A sidewall cutter adds a modest electrical load to the processing line. Most Gradeall sidewall cutters for Class 8 truck tires operate on three-phase power with motor ratings in the 7.5 to 15 kW range. This is a smaller power draw than the baler itself. Confirm the combined power requirement of your complete processing line with Gradeall and with your electrical contractor before installation to ensure your facility supply is adequate.
At moderate throughput rates (15 to 20 Class 8 tires per hour), one operator can manage both machines sequentially: cut a tire, move the section to the baler, load it, and return to cut the next tire. At higher throughput rates, a two-operator configuration (one at the cutter, one at the baler) eliminates any waiting time between machines and maximizes output. The optimal staffing depends on your target throughput and the cycle times of your specific equipment combination.
If your current and projected tire mix is primarily passenger and light truck tires, with no commercial Class 8 tires, a car tire sidewall cutter is appropriate.

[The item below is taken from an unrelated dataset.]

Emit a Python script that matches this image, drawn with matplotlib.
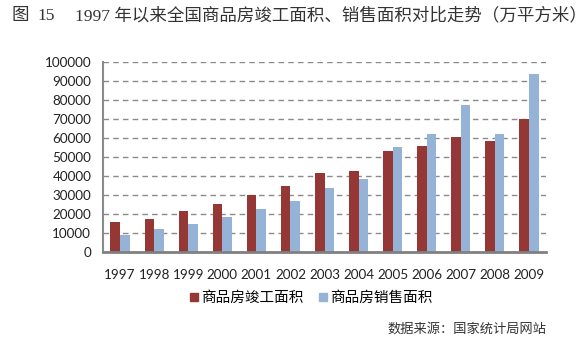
import matplotlib
matplotlib.use("Agg")
import matplotlib.pyplot as plt
from matplotlib.lines import Line2D
import numpy as np

plt.rcParams['font.family'] = ['Noto Sans CJK SC', 'DejaVu Sans']

years = ['1997', '1998', '1999', '2000', '2001', '2002', '2003',
         '2004', '2005', '2006', '2007', '2008', '2009']
completed = [15820, 17567, 21411, 25105, 29867, 34976, 41464,
             42465, 53417, 55831, 60607, 58502, 70219]
sold = [9010, 12185, 14557, 18637, 22412, 26808, 33718,
        38232, 55486, 61857, 77355, 62089, 93713]
series_names = ['商品房竣工面积', '商品房销售面积']
yticks = [0, 10000, 20000, 30000, 40000, 50000, 60000, 70000, 80000, 90000, 100000]

red = '#953735'
blue = '#95B3D7'

fig = plt.figure(figsize=(5.88, 3.41), dpi=100)
ax = fig.add_axes([103/588, 1-252/341, (546-103)/588, (252-62)/341])

x = np.arange(len(years))
w = 0.28
ax.bar(x - w/2, completed, width=w, color=red, zorder=3)
ax.bar(x + w/2, sold, width=w, color=blue, zorder=3)

ax.set_xlim(-0.5, len(years) - 0.5)
ax.set_ylim(0, 100000)
ax.set_yticks(yticks)
ax.set_yticklabels([str(v) for v in yticks], fontfamily='Lato', fontsize=9.7)
ax.set_xticks(x)
ax.set_xticklabels(years, fontfamily='Lato', fontsize=9.7)
ax.tick_params(axis='both', length=0, colors='#222222')
ax.tick_params(axis='y', pad=8.5)
ax.tick_params(axis='x', pad=12)

ax.yaxis.grid(True, linestyle=(0, (4, 3)), color='#8a8a8a', linewidth=1.0, zorder=0)
ax.spines['top'].set_visible(False)
ax.spines['right'].set_visible(False)
ax.spines['left'].set_color('#8a8a8a')
ax.spines['left'].set_linewidth(1.5)
ax.spines['bottom'].set_color('#808080')
ax.spines['bottom'].set_linewidth(2)
ax.spines['bottom'].set_zorder(4)

handles = [Line2D([], [], marker='s', linestyle='none', markersize=6, color=red),
           Line2D([], [], marker='s', linestyle='none', markersize=6, color=blue)]
fig.legend(handles, series_names, loc='center', bbox_to_anchor=(0.529, 1-298/341),
           ncol=2, frameon=False, fontsize=10.5, handlelength=0.6, handletextpad=0.2,
           columnspacing=1.0)

title_font = ['Liberation Serif', 'Noto Sans CJK SC']
ty = 1 - 16/341
fig.text(12/588, ty, '图', fontsize=12.6, va='center', ha='left', color='#333333',
         family=title_font)
fig.text(37/588, ty, '15', fontsize=12.6, va='center', ha='left', color='#333333',
         family=title_font)
fig.text(75/588, ty, '1997 年以来全国商品房竣工面积、销售面积对比走势（万平方米）',
         fontsize=12.6, va='center', ha='left', color='#333333', family=title_font)
fig.text(546/588, 1-329/341, '数据来源：国家统计局网站', fontsize=9.5,
         va='center', ha='right', color='#333333')

fig.savefig('out.png', dpi=100)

If you process or plan to process Class 8 formats, a truck tire sidewall cutter is required; the car cutter is not designed for the sidewall thickness and steel content of 22.5-inch truck tires. If your mix includes both categories, a truck tire sidewall cutter can typically handle the lighter car and LT formats in addition to Class 8, making it the more versatile investment.
Blade life depends on the volume of tires processed, the steel content of the sidewalls being cut, and blade material quality. Gradeall OEM blades for the Truck Tire Sidewall Cutter are designed for extended life under commercial production conditions. Blade replacement frequency varies by operation; most commercial operators track blade life in tires processed per blade set. Gradeall can provide expected blade life guidance for your specific tire mix and provide OEM replacement blades globally.